Starting at the first line of the data, please print exactly those lines through the one that holds "plt.rcParams['font.family'] = ['Liberation", omitting every picture.

Supplied information
==================================================

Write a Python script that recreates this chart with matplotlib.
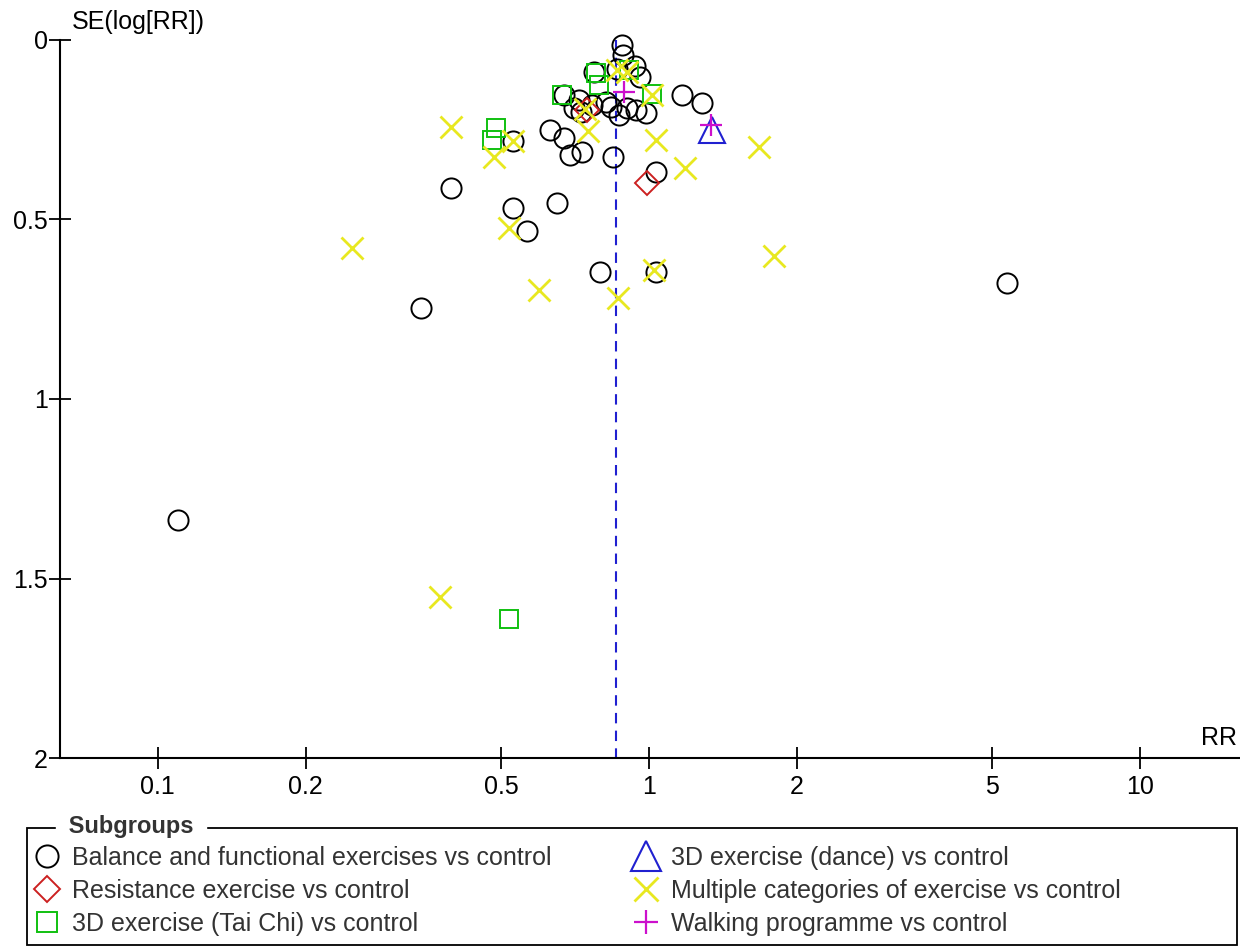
import matplotlib.pyplot as plt
from matplotlib.patches import Rectangle
from matplotlib.lines import Line2D

plt.rcParams['font.family'] = ['Liberation Sans', 'DejaVu Sans']

# risk ratios (RR) and standard errors of log RR per subgroup
balance_rr = [0.881, 0.885, 0.937, 0.959, 0.773, 0.672, 0.721, 0.704, 0.727, 0.766,
              0.818, 0.837, 0.869, 0.902, 0.941, 0.986, 1.167, 1.281, 0.629, 0.672,
              0.691, 0.731, 0.845, 1.033, 0.396, 0.650, 0.529, 0.565, 0.795, 1.033,
              0.344, 0.1098, 5.366, 0.529, 0.860]
balance_se = [0.015, 0.042, 0.072, 0.103, 0.089, 0.153, 0.167, 0.189, 0.201, 0.181,
              0.173, 0.187, 0.209, 0.189, 0.195, 0.203, 0.153, 0.175, 0.251, 0.273,
              0.320, 0.312, 0.326, 0.368, 0.412, 0.454, 0.468, 0.532, 0.646, 0.646,
              0.747, 1.337, 0.677, 0.281, 0.080]

resist_rr = [0.748, 0.991]
resist_se = [0.195, 0.398]

taichi_rr = [0.780, 0.791, 0.911, 1.014, 0.665, 0.489, 0.480, 0.519]
taichi_se = [0.092, 0.125, 0.084, 0.150, 0.153, 0.245, 0.279, 1.613]

dance_rr = [1.343]
dance_se = [0.250]

multi_rr = [0.396, 0.484, 0.529, 0.751, 0.740, 0.861, 0.902, 1.014, 1.033, 1.184,
            1.674, 1.795, 0.248, 0.519, 0.598, 0.865, 1.024, 0.376]
multi_se = [0.242, 0.326, 0.281, 0.253, 0.192, 0.084, 0.089, 0.153, 0.279, 0.357,
            0.298, 0.602, 0.579, 0.524, 0.696, 0.719, 0.641, 1.552]

walk_rr = [0.890, 1.337]
walk_se = [0.145, 0.237]

pooled_rr = 0.857

x_ticks = [0.1, 0.2, 0.5, 1, 2, 5, 10]
x_labels = ['0.1', '0.2', '0.5', '1', '2', '5', '10']
y_ticks = [0, 0.5, 1, 1.5, 2]
y_labels = ['0', '0.5', '1', '1.5', '2']

fig = plt.figure(figsize=(12.4, 9.5), dpi=100)
ax = fig.add_axes([0.0484, 0.2021, 0.9516, 0.7558])

ax.plot([pooled_rr, pooled_rr], [0, 2], color='#2020d0', lw=1.5, ls=(0, (5, 3.5)), zorder=1)

groups = [
    (balance_rr, balance_se, 'o', '#000000', 14.5, 1.4, 'Balance and functional exercises vs control'),
    (resist_rr, resist_se, 'D', '#cc2020', 12, 1.4, 'Resistance exercise vs control'),
    (taichi_rr, taichi_se, 's', '#10c010', 12.5, 1.4, '3D exercise (Tai Chi) vs control'),
    (dance_rr, dance_se, '^', '#2020d0', 19, 1.5, '3D exercise (dance) vs control'),
    (multi_rr, multi_se, 'x', '#e8e820', 15.5, 2.0, 'Multiple categories of exercise vs control'),
    (walk_rr, walk_se, '+', '#cc10cc', 16, 1.6, 'Walking programme vs control'),
]

handles = []
for rr, se, m, c, ms, mew, lab in groups:
    ax.plot(rr, se, ls='none', marker=m, ms=ms, mfc='none', mec=c, mew=mew, zorder=3, clip_on=False)
    handles.append(Line2D([], [], ls='none', marker=m, ms=ms * 1.1, mfc='none', mec=c, mew=mew, label=lab))

ax.set_xscale('log')
ax.set_xlim(0.0632, 16.0)
ax.set_ylim(2, 0)
ax.set_xticks(x_ticks)
ax.set_xticklabels(x_labels)
ax.minorticks_off()
ax.set_yticks(y_ticks)
ax.set_yticklabels(y_labels)
ax.tick_params(axis='both', direction='inout', length=16, width=1.3, labelsize=18, colors='#000000')
ax.tick_params(axis='x', pad=4)
ax.tick_params(axis='y', pad=1)
for s in ['top', 'right']:
    ax.spines[s].set_visible(False)
for s in ['left', 'bottom']:
    ax.spines[s].set_linewidth(1.5)

fig.text(72 / 1240, 1 - 22 / 950, 'SE(log[RR])', fontsize=18, ha='left', va='center')
fig.text(1237 / 1240, 1 - 738 / 950, 'RR', fontsize=18, ha='right', va='center')

# legend frame with the title breaking its top edge
fig.patches.append(Rectangle((27 / 1240, 1 - 945 / 950), 1210 / 1240, 117 / 950,
                             transform=fig.transFigure, fill=False, ec='#000000', lw=1.3))
fig.text(62 / 1240, 1 - 827 / 950, ' Subgroups ', fontsize=17, fontweight='bold',
         color='#333333', ha='left', va='center', backgroundcolor='white')

leg = fig.legend(handles=handles, ncol=2, loc='upper left', bbox_to_anchor=(34 / 1240, 1 - 846 / 950),
                 frameon=False, fontsize=18, handlelength=1.0, handletextpad=0.5,
                 labelspacing=0.36, columnspacing=3.3, borderaxespad=0, borderpad=0)
for t in leg.get_texts():
    t.set_color('#333333')

fig.savefig('out.png', dpi=100)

==================================================

Result of this exercise
Write a Python script that recreates this chart with matplotlib.
import matplotlib.pyplot as plt
from matplotlib.patches import Rectangle
from matplotlib.lines import Line2D

plt.rcParams['font.family'] = ['Liberation Sans', 'DejaVu Sans']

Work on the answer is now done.